4. Increase the heat to medium-high. Add the vegetables and stir until crisp-tender. Add the remaining salt and mix.

5. Add the rice, cooked eggs, soy sauce, vinegar and spring onions. Mix well. Cook until heated through, stirring gently.

6. Remove from the heat. Serve immediately, garnished with tomato ketchup if using.

Vermicelli Pulao

Vermicelli is cooked with vegetables and spices to make this colourful and beautifully aromatic dish. You may enjoy this on its own, but it tastes simply great with spicy curries.

Vermicelli_Pulao

Serves 4-5

Ingredients

3 tablespoons Ghee

2 cups/160g unroasted vermicelli

2 tablespoons cashew nuts, halved

1-inch/2.5-cm long cinnamon

2 cloves

1 star anise

1 bay leaf

1 teaspoon cumin seeds

2 medium onions, finely chopped

10 garlic cloves, peeled and finely chopped

1 teaspoon peeled and finely grated fresh ginger

1 medium tomato, finely chopped

1½ cups chopped mixed vegetables (like carrots, baby corns, green peas, capsicum)

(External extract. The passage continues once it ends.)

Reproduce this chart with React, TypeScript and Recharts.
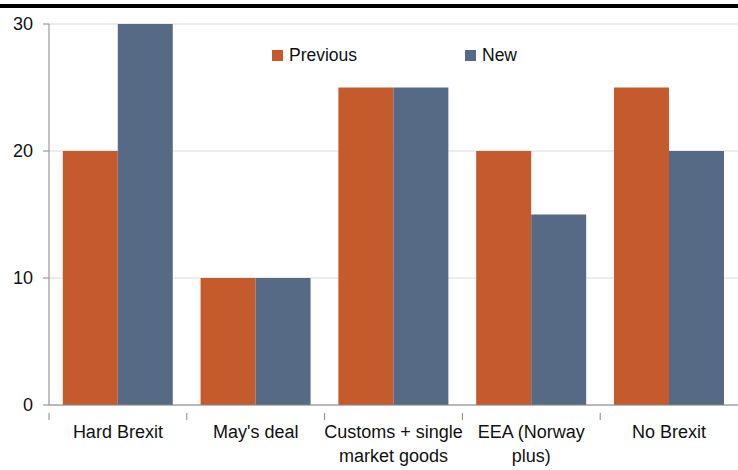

4-5 fresh red chilli peppers, chopped into roundels

Salt to taste

¾ teaspoon turmeric powder

1 teaspoon lime juice

Coriander leaves to garnish

Method:

  1. Place 1 tablespoon Ghee and vermicelli in a pan and set over low heat. Stir gently until the vermicelli turns golden. Remove to a plate.
  2. Add the remaining Ghee to the same pan. Add the cashew nuts and roast until golden.
  3. Add the cinnamon, cloves, star anise, bay leaf and cumin seeds. Stir gently until fragrant.
  4. Add the onions, increase the heat to medium-low, and stir until tender and translucent. Add the garlic and ginger and stir until fragrant.
  5. Add the tomato and cook until mushy, stirring frequently.
  6. Add the vegetables, cover and cook until just tender. Add the chillies, salt and turmeric. Mix well.
  7. Add 3¼ cups/815ml water and bring to a boil. Add the roasted vermicelli. Stir gently to mix. Cover the pan. Reduce the heat to low and cook until the water is absorbed, 3-5 minutes, stirring once or twice in between.
  8. Add the lime juice and mix. Taste and adjust the seasoning if necessary. Turn off the heat.
  9. Leave it covered on the warm stove for 5 minutes. Serve garnished with coriander leaves.

Punjabi Bhatura

These leavened puffed breads are the perfect companion for Chole (see Amritsari Chole). Chole-Bhatura is loved by children and adults alike and is commonly served in Indian restaurants around the world. The size of a bhatura served in restaurants can be quite large, about 8-inch/20-cm or more in diameter, but at home people tend to make smaller versions depending on the size of their frying pans. Serve them piping hot.

78_Punjabi_Bhatura

Makes 8

Ingredients
1½ cups/190g maida (plain flour), plus extra for dusting
3 tablespoons fine semolina
½ teaspoon salt
1 teaspoon sugar
1 teaspoon baking powder
¾ cup/190ml plain yoghurt
1 tablespoon vegetable oil, plus extra for deep-frying

Method
1. Combine the maida, semolina, salt, sugar and baking powder in a bowl.

2. Add the yoghurt and combine to make a medium-soft lump of dough, adding some water if necessary.

3. Add 1 tablespoon oil and knead for 10 minutes or until the dough is smooth and pliable.

4. Cover and leave for 3 hours at room temperature.

5. Knead the rested dough briefly and divide into 8 equal parts. Shape each piece of dough into a ball.

6. Heat the oil in a kadai for deep-frying.

7. Slightly flatten a dough ball and roll out into a disc of 5 to 6-inch/12.5 to 15-cm diameter, using a rolling pin and board, dusting with loose flour as needed.

8. Deep-fry the rolled-out disc until golden brown, initially pushing it into the hot oil with quick strokes to help it puff up like a balloon and then turning. Drain and remove from the oil with a slotted spoon and serve immediately.

9. Repeat the process with the remaining dough balls.